» **Exercise task**:
Images are not part of the copy; write out the rest of the data exactly as given.

## Start

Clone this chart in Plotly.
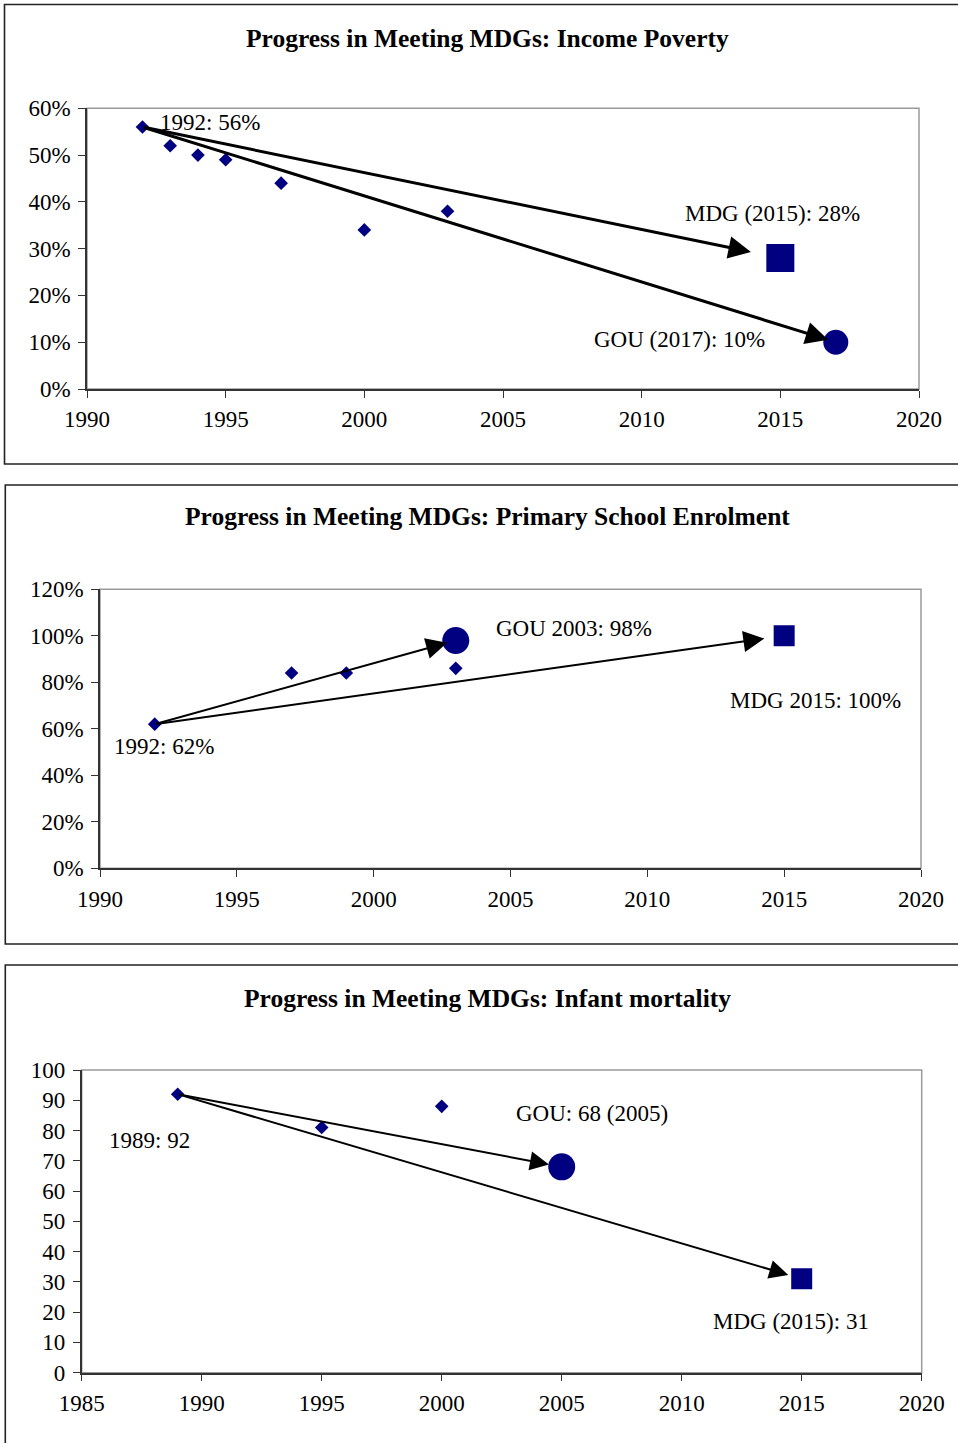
import plotly.graph_objects as go

W, H = 958, 1443
FONT = "Liberation Serif, Times New Roman, serif"
NAVY = "#000080"

# ---------- data ----------
# Panel 1: Income poverty
pov_years = [1992, 1993, 1994, 1995, 1997, 2000, 2003]
pov_vals = [0.56, 0.52, 0.50, 0.49, 0.44, 0.34, 0.38]
pov_mdg_year, pov_mdg_val = 2015, 0.28
pov_gou_year, pov_gou_val = 2017, 0.10
pov_labels = ["1992: 56%", "MDG (2015): 28%", "GOU (2017): 10%"]

# Panel 2: Primary school enrolment
enr_years = [1992, 1997, 1999, 2003]
enr_vals = [0.62, 0.84, 0.84, 0.86]
enr_gou_year, enr_gou_val = 2003, 0.98
enr_mdg_year, enr_mdg_val = 2015, 1.00
enr_labels = ["1992: 62%", "GOU 2003: 98%", "MDG 2015: 100%"]

# Panel 3: Infant mortality
inf_years = [1989, 1995, 2000]
inf_vals = [92, 81, 88]
inf_gou_year, inf_gou_val = 2005, 68
inf_mdg_year, inf_mdg_val = 2015, 31
inf_labels = ["1989: 92", "GOU: 68 (2005)", "MDG (2015): 31"]

titles = [
    "Progress in Meeting MDGs: Income Poverty",
    "Progress in Meeting MDGs: Primary School Enrolment",
    "Progress in Meeting MDGs: Infant mortality",
]

# ---------- layout geometry (pixels) ----------
plots = [  # left, right, top, bottom
    (87, 919, 108.3, 389),
    (100, 921, 589.3, 868.3),
    (81.7, 921.7, 1070, 1372.7),
]
boxes = [(4.5, 4.5, 464), (5.3, 485, 944), (5.3, 965, 1460)]  # left, top, bottom
title_y = [38, 517, 998]

def px(x):
    return x / W

def py(y):
    return 1 - y / H

fig = go.Figure()

def add_markers(xa, ya, xs, ys, symbol, size):
    fig.add_trace(go.Scatter(
        x=xs, y=ys, mode="markers", xaxis=xa, yaxis=ya,
        marker=dict(symbol=symbol, size=size, color=NAVY,
                    line=dict(width=0)),
        hoverinfo="skip"))

# panel 1
add_markers("x", "y", pov_years, pov_vals, "diamond", 10.5)
add_markers("x", "y", [pov_mdg_year], [pov_mdg_val], "square", 28)
add_markers("x", "y", [pov_gou_year], [pov_gou_val], "circle", 25)
# panel 2
add_markers("x2", "y2", enr_years, enr_vals, "diamond", 10.5)
add_markers("x2", "y2", [enr_gou_year], [enr_gou_val], "circle", 27)
add_markers("x2", "y2", [enr_mdg_year], [enr_mdg_val], "square", 21)
# panel 3
add_markers("x3", "y3", inf_years, inf_vals, "diamond", 10.5)
add_markers("x3", "y3", [inf_gou_year], [inf_gou_val], "circle", 27)
add_markers("x3", "y3", [inf_mdg_year], [inf_mdg_val], "square", 21)

axis_common = dict(
    showgrid=False, zeroline=False, showline=True, linecolor="#333333",
    linewidth=1.5, ticks="outside", ticklen=7, tickwidth=1.2,
    tickcolor="#333333", tickfont=dict(family=FONT, size=23, color="black"),
    fixedrange=True, automargin=False,
)

layout_axes = {}
xranges = [[1990, 2020], [1990, 2020], [1985, 2020]]
yranges = [[0, 0.6], [0, 1.2], [0, 100]]
ydticks = [0.1, 0.2, 10]
yformats = [".0%", ".0%", ""]
for i, (l, r, t, b) in enumerate(plots):
    sfx = "" if i == 0 else str(i + 1)
    layout_axes["xaxis" + sfx] = dict(
        axis_common, domain=[px(l), px(r)], range=xranges[i], dtick=5,
        tick0=1985, anchor="y" + sfx, ticklabelstandoff=2)
    layout_axes["yaxis" + sfx] = dict(
        axis_common, domain=[py(b), py(t)], range=yranges[i],
        dtick=ydticks[i], tick0=0, tickformat=yformats[i],
        anchor="x" + sfx, ticklabelstandoff=3)

shapes = []
for i, (l, r, t, b) in enumerate(plots):
    sfx = "" if i == 0 else str(i + 1)
    shapes.append(dict(type="rect", xref="x" + sfx + " domain",
                       yref="y" + sfx + " domain", x0=0, x1=1, y0=0, y1=1,
                       line=dict(color="#9a9a9a", width=1.5), layer="below"))
for (l, t, b) in boxes:
    shapes.append(dict(type="rect", xref="paper", yref="paper",
                       x0=px(l), x1=1.05, y0=py(b), y1=py(t),
                       line=dict(color="#222222", width=1.6), layer="below"))

annotations = []
for i, tt in enumerate(titles):
    annotations.append(dict(text="<b>%s</b>" % tt, xref="paper", yref="paper",
                            x=px(487.5), y=py(title_y[i]), xanchor="center",
                            yanchor="middle", showarrow=False,
                            font=dict(family=FONT, size=25.5, color="black")))

def label(xa, ya, x, y, text):
    annotations.append(dict(text=text, xref=xa, yref=ya, x=x, y=y,
                            xanchor="left", yanchor="middle", showarrow=False,
                            font=dict(family=FONT, size=23, color="black")))

def arrow(xa, ya, x0, y0, x1, y1, width, size, standoff):
    annotations.append(dict(text="", xref=xa, yref=ya, x=x1, y=y1,
                            axref=xa, ayref=ya, ax=x0, ay=y0, showarrow=True,
                            arrowhead=2, arrowwidth=width, arrowsize=size,
                            arrowcolor="black", standoff=standoff))

# panel 1 labels & arrows
label("x", "y", 1992.55, 0.569, pov_labels[0])
label("x", "y", 2011.5, 0.376, pov_labels[1])
label("x", "y", 2008.2, 0.105, pov_labels[2])
arrow("x", "y", pov_years[0], pov_vals[0], pov_mdg_year, pov_mdg_val, 3, 1.5, 30)
arrow("x", "y", pov_years[0], pov_vals[0], pov_gou_year, pov_gou_val, 3, 1.5, 8)

# panel 2 labels & arrows
label("x2", "y2", 1990.45, 0.523, enr_labels[0])
label("x2", "y2", 2004.4, 1.032, enr_labels[1])
label("x2", "y2", 2012.95, 0.721, enr_labels[2])
arrow("x2", "y2", enr_years[0], enr_vals[0], enr_gou_year, enr_gou_val, 2, 2.1, 9)
arrow("x2", "y2", enr_years[0], enr_vals[0], enr_mdg_year, enr_mdg_val, 2, 2.1, 20)

# panel 3 labels & arrows
label("x3", "y3", 1986.05, 76.6, inf_labels[0])
label("x3", "y3", 2003.0, 85.5, inf_labels[1])
label("x3", "y3", 2011.2, 16.85, inf_labels[2])
arrow("x3", "y3", inf_years[0], inf_vals[0], inf_gou_year, inf_gou_val, 2, 1.9, 13)
arrow("x3", "y3", inf_years[0], inf_vals[0], inf_mdg_year, inf_mdg_val, 2, 1.9, 14)

fig.update_layout(
    width=W, height=H,
    margin=dict(l=0, r=0, t=0, b=0, pad=0, autoexpand=False),
    paper_bgcolor="white", plot_bgcolor="white", showlegend=False,
    shapes=shapes, annotations=annotations, **layout_axes,
)

fig.write_html(
    "out.html",
    config={"displayModeBar": False},
    post_script="document.body.style.margin='0';document.body.style.overflow='hidden';",
)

## End

» **Written response**:
Clone this chart in Plotly.
import plotly.graph_objects as go

W, H = 958, 1443
FONT = "Liberation Serif, Times New Roman, serif"
NAVY = "#000080"

# ---------- data ----------
# Panel 1: Income poverty
pov_years = [1992, 1993, 1994, 1995, 1997, 2000, 2003]
pov_vals = [0.56, 0.52, 0.50, 0.49, 0.44, 0.34, 0.38]
pov_mdg_year, pov_mdg_val = 2015, 0.28
pov_gou_year, pov_gou_val = 2017, 0.10
pov_labels = ["1992: 56%", "MDG (2015): 28%", "GOU (2017): 10%"]

# Panel 2: Primary school enrolment
enr_years = [1992, 1997, 1999, 2003]
enr_vals = [0.62, 0.84, 0.84, 0.86]
enr_gou_year, enr_gou_val = 2003, 0.98
enr_mdg_year, enr_mdg_val = 2015, 1.00
enr_labels = ["1992: 62%", "GOU 2003: 98%", "MDG 2015: 100%"]

# Panel 3: Infant mortality
inf_years = [1989, 1995, 2000]
inf_vals = [92, 81, 88]
inf_gou_year, inf_gou_val = 2005, 68
inf_mdg_year, inf_mdg_val = 2015, 31
inf_labels = ["1989: 92", "GOU: 68 (2005)", "MDG (2015): 31"]

titles = [
    "Progress in Meeting MDGs: Income Poverty",
    "Progress in Meeting MDGs: Primary School Enrolment",
    "Progress in Meeting MDGs: Infant mortality",
]

# ---------- layout geometry (pixels) ----------
plots = [  # left, right, top, bottom
    (87, 919, 108.3, 389),
    (100, 921, 589.3, 868.3),
    (81.7, 921.7, 1070, 1372.7),
]
boxes = [(4.5, 4.5, 464), (5.3, 485, 944), (5.3, 965, 1460)]  # left, top, bottom
title_y = [38, 517, 998]

def px(x):
    return x / W

def py(y):
    return 1 - y / H

fig = go.Figure()

def add_markers(xa, ya, xs, ys, symbol, size):
    fig.add_trace(go.Scatter(
        x=xs, y=ys, mode="markers", xaxis=xa, yaxis=ya,
        marker=dict(symbol=symbol, size=size, color=NAVY,
                    line=dict(width=0)),
        hoverinfo="skip"))

# panel 1
add_markers("x", "y", pov_years, pov_vals, "diamond", 10.5)
add_markers("x", "y", [pov_mdg_year], [pov_mdg_val], "square", 28)
add_markers("x", "y", [pov_gou_year], [pov_gou_val], "circle", 25)
# panel 2
add_markers("x2", "y2", enr_years, enr_vals, "diamond", 10.5)
add_markers("x2", "y2", [enr_gou_year], [enr_gou_val], "circle", 27)
add_markers("x2", "y2", [enr_mdg_year], [enr_mdg_val], "square", 21)
# panel 3
add_markers("x3", "y3", inf_years, inf_vals, "diamond", 10.5)
add_markers("x3", "y3", [inf_gou_year], [inf_gou_val], "circle", 27)
add_markers("x3", "y3", [inf_mdg_year], [inf_mdg_val], "square", 21)

axis_common = dict(
    showgrid=False, zeroline=False, showline=True, linecolor="#333333",
    linewidth=1.5, ticks="outside", ticklen=7, tickwidth=1.2,
    tickcolor="#333333", tickfont=dict(family=FONT, size=23, color="black"),
    fixedrange=True, automargin=False,
)

layout_axes = {}
xranges = [[1990, 2020], [1990, 2020], [1985, 2020]]
yranges = [[0, 0.6], [0, 1.2], [0, 100]]
ydticks = [0.1, 0.2, 10]
yformats = [".0%", ".0%", ""]
for i, (l, r, t, b) in enumerate(plots):
    sfx = "" if i == 0 else str(i + 1)
    layout_axes["xaxis" + sfx] = dict(
        axis_common, domain=[px(l), px(r)], range=xranges[i], dtick=5,
        tick0=1985, anchor="y" + sfx, ticklabelstandoff=2)
    layout_axes["yaxis" + sfx] = dict(
        axis_common, domain=[py(b), py(t)], range=yranges[i],
        dtick=ydticks[i], tick0=0, tickformat=yformats[i],
        anchor="x" + sfx, ticklabelstandoff=3)

shapes = []
for i, (l, r, t, b) in enumerate(plots):
    sfx = "" if i == 0 else str(i + 1)
    shapes.append(dict(type="rect", xref="x" + sfx + " domain",
                       yref="y" + sfx + " domain", x0=0, x1=1, y0=0, y1=1,
                       line=dict(color="#9a9a9a", width=1.5), layer="below"))
for (l, t, b) in boxes:
    shapes.append(dict(type="rect", xref="paper", yref="paper",
                       x0=px(l), x1=1.05, y0=py(b), y1=py(t),
                       line=dict(color="#222222", width=1.6), layer="below"))

annotations = []
for i, tt in enumerate(titles):
    annotations.append(dict(text="<b>%s</b>" % tt, xref="paper", yref="paper",
                            x=px(487.5), y=py(title_y[i]), xanchor="center",
                            yanchor="middle", showarrow=False,
                            font=dict(family=FONT, size=25.5, color="black")))

def label(xa, ya, x, y, text):
    annotations.append(dict(text=text, xref=xa, yref=ya, x=x, y=y,
                            xanchor="left", yanchor="middle", showarrow=False,
                            font=dict(family=FONT, size=23, color="black")))

def arrow(xa, ya, x0, y0, x1, y1, width, size, standoff):
    annotations.append(dict(text="", xref=xa, yref=ya, x=x1, y=y1,
                            axref=xa, ayref=ya, ax=x0, ay=y0, showarrow=True,
                            arrowhead=2, arrowwidth=width, arrowsize=size,
                            arrowcolor="black", standoff=standoff))

# panel 1 labels & arrows
label("x", "y", 1992.55, 0.569, pov_labels[0])
label("x", "y", 2011.5, 0.376, pov_labels[1])
label("x", "y", 2008.2, 0.105, pov_labels[2])
arrow("x", "y", pov_years[0], pov_vals[0], pov_mdg_year, pov_mdg_val, 3, 1.5, 30)
arrow("x", "y", pov_years[0], pov_vals[0], pov_gou_year, pov_gou_val, 3, 1.5, 8)

# panel 2 labels & arrows
label("x2", "y2", 1990.45, 0.523, enr_labels[0])
label("x2", "y2", 2004.4, 1.032, enr_labels[1])
label("x2", "y2", 2012.95, 0.721, enr_labels[2])
arrow("x2", "y2", enr_years[0], enr_vals[0], enr_gou_year, enr_gou_val, 2, 2.1, 9)
arrow("x2", "y2", enr_years[0], enr_vals[0], enr_mdg_year, enr_mdg_val, 2, 2.1, 20)

# panel 3 labels & arrows
label("x3", "y3", 1986.05, 76.6, inf_labels[0])
label("x3", "y3", 2003.0, 85.5, inf_labels[1])
label("x3", "y3", 2011.2, 16.85, inf_labels[2])
arrow("x3", "y3", inf_years[0], inf_vals[0], inf_gou_year, inf_gou_val, 2, 1.9, 13)
arrow("x3", "y3", inf_years[0], inf_vals[0], inf_mdg_year, inf_mdg_val, 2, 1.9, 14)

fig.update_layout(
    width=W, height=H,
    margin=dict(l=0, r=0, t=0, b=0, pad=0, autoexpand=False),
    paper_bgcolor="white", plot_bgcolor="white", showlegend=False,
    shapes=shapes, annotations=annotations, **layout_axes,
)

fig.write_html(
    "out.html",
    config={"displayModeBar": False},
    post_script="document.body.style.margin='0';document.body.style.overflow='hidden';",
)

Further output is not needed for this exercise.